**What is required:** Take the lines of the data below from the very first through the line containing "const markerSpan = [3.6, -0.13];" and output them exactly, pictures excluded.

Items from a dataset
—————

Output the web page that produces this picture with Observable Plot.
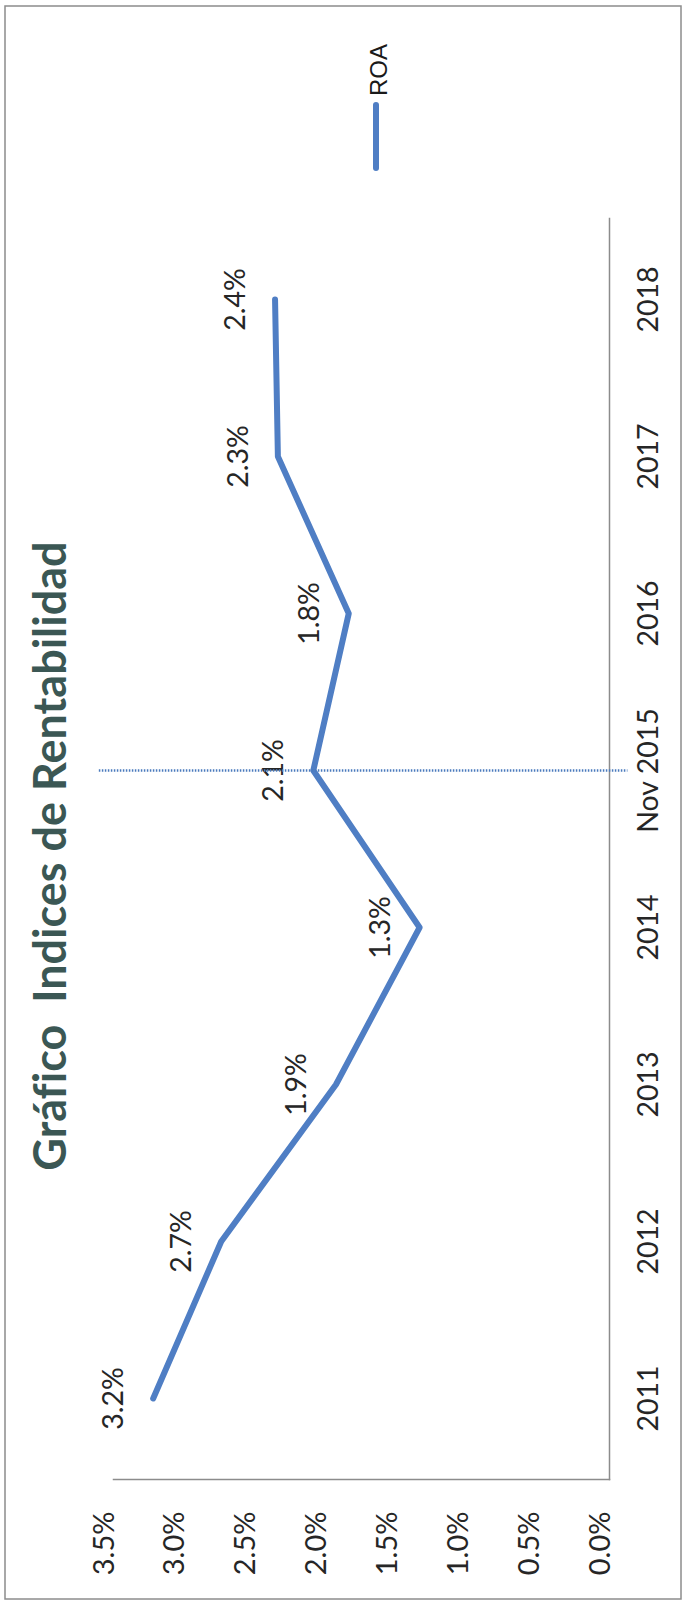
<!DOCTYPE html>
<html>
<head>
<meta charset="utf-8">
<script src="https://cdn.jsdelivr.net/npm/d3@7"></script>
<script src="https://cdn.jsdelivr.net/npm/@observablehq/plot@0.6"></script>
<style>
  html, body { margin: 0; padding: 0; background: #fff; }
  #chart svg { display: block; font-variant-ligatures: none; }
</style>
</head>
<body>
<div id="chart"></div>
<script>
// Periods along the category axis and the ROA series (percent)
const periods = ["2011", "2012", "2013", "2014", "Nov 2015", "2016", "2017", "2018"];
const roa = [3.22, 2.74, 1.93, 1.34, 2.09, 1.84, 2.34, 2.36];
const valueTicks = [0, 0.5, 1, 1.5, 2, 2.5, 3, 3.5];

// Reference marker at the Nov 2015 cut-off, drawn a little past both ends of the value axis
const markerPeriod = "Nov 2015";
const markerSpan = [3.6, -0.13];

const title = "Gráfico \u00a0Indices de Rentabilidad";
const seriesName = "ROA";

const rows = periods.map((period, i) => ({period, roa: roa[i]}));
const pct = v => v.toFixed(1) + "%";

const blue = "#4f7ec4";
const ink = "#262626";
const axisGray = "#8c8c8c";

// Outer border of the figure
function border(index, scales, values, dims) {
  const g = d3.create("svg:g");
  g.append("rect")
    .attr("x", 5).attr("y", 6)
    .attr("width", dims.width - 10).attr("height", dims.height - 13)
    .attr("fill", "none").attr("stroke", axisGray).attr("stroke-width", 1.5);
  return g.node();
}

// Series key: a short line with the series name, turned with the chart
function legend(index, scales, values, dims) {
  const g = d3.create("svg:g").attr("transform", "translate(376,0)");
  g.append("line")
    .attr("x1", 0).attr("x2", 0).attr("y1", 105).attr("y2", 168)
    .attr("stroke", blue).attr("stroke-width", 6).attr("stroke-linecap", "round");
  g.append("text")
    .attr("transform", "translate(3,96) rotate(-90)")
    .attr("dy", "0.35em")
    .attr("text-anchor", "start")
    .attr("font-family", "'Liberation Sans', Arial, sans-serif")
    .attr("font-size", 24)
    .attr("fill", "#1a1a1a")
    .text(seriesName);
  return g.node();
}

const chart = Plot.plot({
  width: 686,
  height: 1606,
  marginLeft: 113,
  marginRight: 77,
  marginTop: 218,
  marginBottom: 127,
  style: {fontFamily: "Lato, 'Open Sans', sans-serif", background: "#fff"},
  x: {domain: [0, 3.5], reverse: true, axis: null},
  y: {type: "point", domain: periods, reverse: true, padding: 0.5, axis: null},
  marks: [
    border,
    Plot.frame({anchor: "bottom", stroke: axisGray, strokeWidth: 1.5}),
    Plot.frame({anchor: "right", stroke: axisGray, strokeWidth: 1.5}),
    // value axis labels
    Plot.text(valueTicks, {
      x: d => d, text: pct, frameAnchor: "bottom", dy: 32,
      rotate: -90, textAnchor: "end", fontSize: 29, fill: ink
    }),
    // category axis labels
    Plot.text(periods, {
      y: d => d, text: d => d, frameAnchor: "right", dx: 39,
      rotate: -90, textAnchor: "middle", fontSize: 28.5, fill: ink
    }),
    // title
    Plot.text([title], {
      text: d => d, frameAnchor: "left", dx: -62, dy: 7,
      rotate: -90, textAnchor: "middle", fontSize: 45, fontWeight: "bold", fill: "#3b5754"
    }),
    Plot.line(rows, {
      x: "roa", y: "period", stroke: blue, strokeWidth: 6,
      strokeLinejoin: "round", strokeLinecap: "round"
    }),
    // data labels
    Plot.text(rows, {
      x: "roa", y: "period", text: d => pct(d.roa), dx: -39,
      rotate: -90, textAnchor: "middle", fontSize: 28.5, fill: ink
    }),
    Plot.ruleY([markerPeriod], {
      y: d => d, x1: markerSpan[0], x2: markerSpan[1],
      stroke: "#4b7bbd", strokeWidth: 2.5, strokeDasharray: "1.5,1.5"
    }),
    legend
  ]
});

document.getElementById("chart").append(chart);
</script>
</body>
</html>
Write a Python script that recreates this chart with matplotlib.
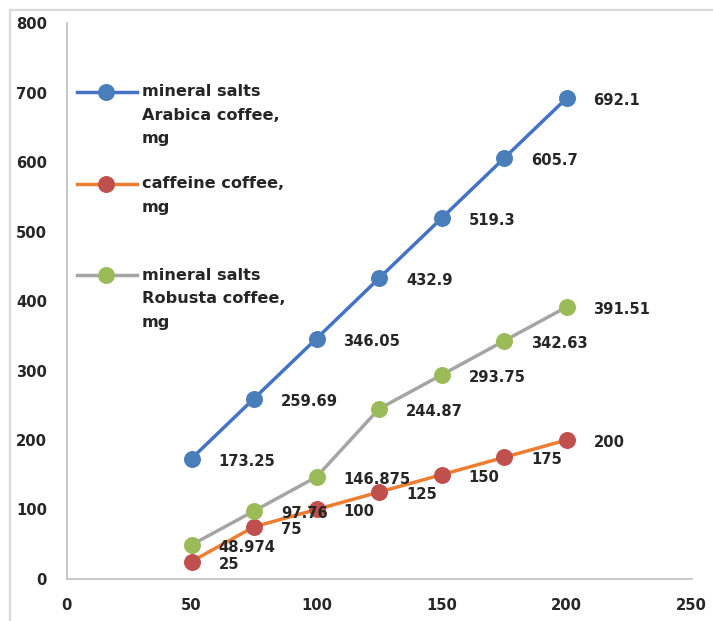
import matplotlib
matplotlib.use("Agg")
import matplotlib.pyplot as plt
from matplotlib.lines import Line2D

# Data
doses = [50, 75, 100, 125, 150, 175, 200]
arabica_salts = [173.25, 259.69, 346.05, 432.9, 519.3, 605.7, 692.1]
caffeine = [25, 75, 100, 125, 150, 175, 200]
robusta_salts = [48.974, 97.76, 146.875, 244.87, 293.75, 342.63, 391.51]

series_names = [
    ["mineral salts", "Arabica coffee,", "mg"],
    ["caffeine coffee,", "mg"],
    ["mineral salts", "Robusta coffee,", "mg"],
]
x_ticks = [0, 50, 100, 150, 200, 250]
y_ticks = [0, 100, 200, 300, 400, 500, 600, 700, 800]

W, H, DPI = 713, 621, 100
fig = plt.figure(figsize=(W / DPI, H / DPI), dpi=DPI)
fig.patch.set_facecolor("white")

# axes box in pixels
ax_l, ax_r, ax_b, ax_t = 66.5, 691.5, 578.9, 23.4
ax = fig.add_axes([ax_l / W, 1 - ax_b / H, (ax_r - ax_l) / W, (ax_b - ax_t) / H])

text_color = "#262626"
styles = [
    dict(line="#4472C4", marker="#4A7EBB"),
    dict(line="#ED7D31", marker="#C0504D"),
    dict(line="#A5A5A5", marker="#9BBB59"),
]
all_series = [arabica_salts, caffeine, robusta_salts]

for vals, st in zip(all_series, styles):
    ax.plot(doses, vals, color=st["line"], lw=2.5, marker="o", ms=11.2,
            mfc=st["marker"], mec=st["marker"], zorder=3, clip_on=False)

for vals in all_series:
    for x, y in zip(doses, vals):
        ax.annotate(f"{y:g}", (x, y), xytext=(27, -2.5), textcoords="offset pixels",
                    ha="left", va="center", fontsize=10.6, fontweight="bold",
                    color=text_color, zorder=5)

ax.set_xlim(0, 250)
ax.set_ylim(0, 800)
ax.set_xticks(x_ticks)
ax.set_yticks(y_ticks)
ax.tick_params(axis="both", length=0, labelsize=10.6, labelcolor=text_color)
ax.tick_params(axis="x", pad=14)
ax.tick_params(axis="y", pad=14)
for lab in ax.get_xticklabels() + ax.get_yticklabels():
    lab.set_fontweight("bold")

for s in ("top", "right"):
    ax.spines[s].set_visible(False)
for s in ("left", "bottom"):
    ax.spines[s].set_color("#BFBFBF")
    ax.spines[s].set_linewidth(1.2)

# legend drawn inside the plot area, handle aligned with the first text line
def px_to_ax(px, py):
    return (px - ax_l) / (ax_r - ax_l), (ax_b - py) / (ax_b - ax_t)

row_y = [92, 184, 275]
line_gap = 23.5
for names, st, ry in zip(series_names, styles, row_y):
    x0, y0 = px_to_ax(77, ry)
    x1, _ = px_to_ax(137, ry)
    xm, _ = px_to_ax(106, ry)
    ax.add_line(Line2D([x0, x1], [y0, y0], transform=ax.transAxes, color=st["line"],
                       lw=2.5, clip_on=False, zorder=4))
    ax.add_line(Line2D([xm], [y0], transform=ax.transAxes, marker="o", ms=11.2,
                       mfc=st["marker"], mec=st["marker"], ls="none",
                       clip_on=False, zorder=4))
    for i, name in enumerate(names):
        tx, ty = px_to_ax(142, ry + i * line_gap)
        ax.text(tx, ty, name, transform=ax.transAxes, ha="left", va="center",
                fontsize=11.6, fontweight="bold", color=text_color)

# outer frame lines (left and top edges)
fig.add_artist(Line2D([10 / W, 10 / W], [0, 1 - 10 / H], transform=fig.transFigure,
                      color="#D9D9D9", lw=1.6))
fig.add_artist(Line2D([10 / W, 1], [1 - 10 / H, 1 - 10 / H], transform=fig.transFigure,
                      color="#D9D9D9", lw=1.6))

fig.savefig("out.png", dpi=DPI, facecolor="white")
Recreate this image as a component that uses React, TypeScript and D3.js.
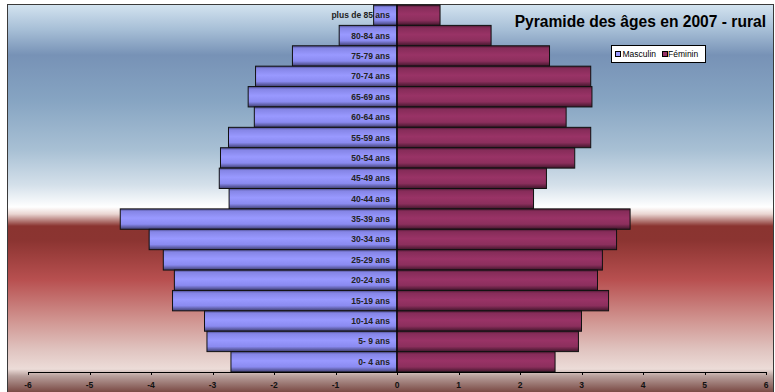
import React from "react";
import * as d3 from "d3";

const categories = [
  "0- 4 ans", "5- 9 ans", "10-14 ans", "15-19 ans", "20-24 ans", "25-29 ans",
  "30-34 ans", "35-39 ans", "40-44 ans", "45-49 ans", "50-54 ans", "55-59 ans",
  "60-64 ans", "65-69 ans", "70-74 ans", "75-79 ans", "80-84 ans", "plus de 85 ans",
];
const masculin = [2.70, 3.09, 3.13, 3.65, 3.62, 3.80, 4.03, 4.50, 2.73, 2.89, 2.87, 2.74, 2.32, 2.42, 2.30, 1.70, 0.94, 0.38];
const feminin = [2.57, 2.95, 3.00, 3.44, 3.26, 3.34, 3.57, 3.79, 2.22, 2.43, 2.89, 3.15, 2.75, 3.17, 3.15, 2.48, 1.53, 0.70];
const xTicks = [-6, -5, -4, -3, -2, -1, 0, 1, 2, 3, 4, 5, 6];
const title = "Pyramide des âges en 2007 - rural";
const legendLabels = ["Masculin", "Féminin"];

const W = 775;
const H = 392;

export default function App() {
  const x = d3.scaleLinear().domain([-6, 6]).range([28, 766]);
  const order = [...categories].reverse();
  const y = d3.scaleBand().domain(order).range([5, 372]).padding(0);
  const bh = y.bandwidth();

  const bgStops: [number, string][] = [
    [4, "#d4e4f0"], [30, "#a6bed6"], [55, "#7792b6"], [100, "#86a4c2"], [150, "#a8c0d4"],
    [185, "#d4e0ea"], [207, "#ffffff"], [214, "#ead6d2"], [226, "#8a3430"], [240, "#8b3431"],
    [280, "#b85050"], [320, "#d09490"], [350, "#e0c4c0"], [369, "#ecdcd8"], [376, "#b8a09c"],
    [392, "#7a4a44"],
  ];

  const font = "Arial, 'Liberation Sans', Helvetica, sans-serif";

  return (
    <svg width={W} height={H} style={{ position: "absolute", left: 0, top: 0, display: "block" }}>
      <defs>
        <linearGradient id="bg" gradientUnits="userSpaceOnUse" x1={0} y1={4} x2={0} y2={392}>
          {bgStops.map(([py, c], i) => (
            <stop key={i} offset={(py - 4) / 388} stopColor={c} />
          ))}
        </linearGradient>
        <linearGradient id="gm" x1={0} y1={0} x2={0} y2={1}>
          <stop offset={0} stopColor="#4a4a88" />
          <stop offset={0.12} stopColor="#8585e6" />
          <stop offset={0.45} stopColor="#9999ff" />
          <stop offset={0.75} stopColor="#8a8af0" />
          <stop offset={1} stopColor="#3e3e70" />
        </linearGradient>
        <linearGradient id="gf" x1={0} y1={0} x2={0} y2={1}>
          <stop offset={0} stopColor="#4c1a33" />
          <stop offset={0.12} stopColor="#862c59" />
          <stop offset={0.45} stopColor="#993366" />
          <stop offset={0.75} stopColor="#8c2f5d" />
          <stop offset={1} stopColor="#40162b" />
        </linearGradient>
      </defs>
      <rect x={0} y={0} width={W} height={H} fill="#ffffff" />
      <rect x={7.5} y={4.5} width={766} height={400} fill="url(#bg)" stroke="#3a3a3a" strokeWidth={1} />

      {order.map((c) => {
        const i = categories.indexOf(c);
        const yy = y(c)!;
        return (
          <g key={c}>
            <rect
              x={x(-masculin[i])}
              y={yy}
              width={x(0) - x(-masculin[i])}
              height={bh}
              fill="url(#gm)"
              stroke="#111"
              strokeWidth={1}
            />
            <rect
              x={x(0)}
              y={yy}
              width={x(feminin[i]) - x(0)}
              height={bh}
              fill="url(#gf)"
              stroke="#111"
              strokeWidth={1}
            />
          </g>
        );
      })}

      <line x1={x(0)} x2={x(0)} y1={5} y2={372} stroke="#000" strokeWidth={1} />

      {order.map((c) => (
        <text
          key={"l" + c}
          x={390}
          y={y(c)! + bh / 2}
          dy="0.35em"
          textAnchor="end"
          fontFamily={font}
          fontWeight="bold"
          fontSize={8.5}
          fill="#222"
        >
          {c}
        </text>
      ))}

      <line x1={x(-6)} x2={x(6)} y1={372.5} y2={372.5} stroke="#000" strokeWidth={1} />
      {xTicks.map((t) => (
        <g key={t}>
          <line x1={Math.round(x(t)) + 0.5} x2={Math.round(x(t)) + 0.5} y1={372} y2={375} stroke="#000" />
          <text
            x={x(t)}
            y={388}
            textAnchor="middle"
            fontFamily={font}
            fontWeight="bold"
            fontSize={8.5}
            fill="#111"
          >
            {t}
          </text>
        </g>
      ))}

      <text x={766} y={27} textAnchor="end" fontFamily={font} fontWeight="bold" fontSize={15.6} fill="#000">
        {title}
      </text>

      <rect x={611.5} y={45.5} width={94} height={17} fill="#fff" stroke="#000" strokeWidth={1} />
      <rect x={615.5} y={51.5} width={5} height={5} fill="#9999ff" stroke="#000" strokeWidth={1} />
      <text x={622.5} y={57} fontFamily={font} fontSize={8.5} fill="#000">{legendLabels[0]}</text>
      <rect x={662.5} y={51.5} width={5} height={5} fill="#993366" stroke="#000" strokeWidth={1} />
      <text x={668} y={57} fontFamily={font} fontSize={8.5} fill="#000">{legendLabels[1]}</text>
    </svg>
  );
}
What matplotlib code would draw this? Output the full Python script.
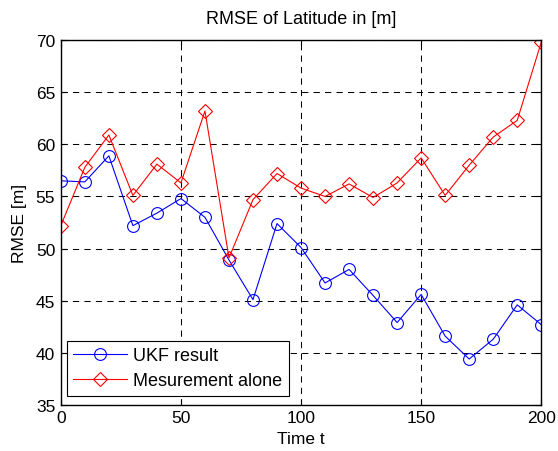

—————

**Answer for the task:**
Output the web page that produces this picture with Observable Plot.
<!DOCTYPE html>
<html>
<head>
<meta charset="utf-8">
<script src="https://cdn.jsdelivr.net/npm/d3@7"></script>
<script src="https://cdn.jsdelivr.net/npm/@observablehq/plot@0.6"></script>
<style>
  html, body { margin: 0; padding: 0; background: #fff; }
  #chart svg { display: block; font-variant-ligatures: none; }
</style>
</head>
<body>
<div id="chart"></div>
<script>
// Periods along the category axis and the ROA series (percent)
const periods = ["2011", "2012", "2013", "2014", "Nov 2015", "2016", "2017", "2018"];
const roa = [3.22, 2.74, 1.93, 1.34, 2.09, 1.84, 2.34, 2.36];
const valueTicks = [0, 0.5, 1, 1.5, 2, 2.5, 3, 3.5];

// Reference marker at the Nov 2015 cut-off, drawn a little past both ends of the value axis
const markerPeriod = "Nov 2015";
const markerSpan = [3.6, -0.13];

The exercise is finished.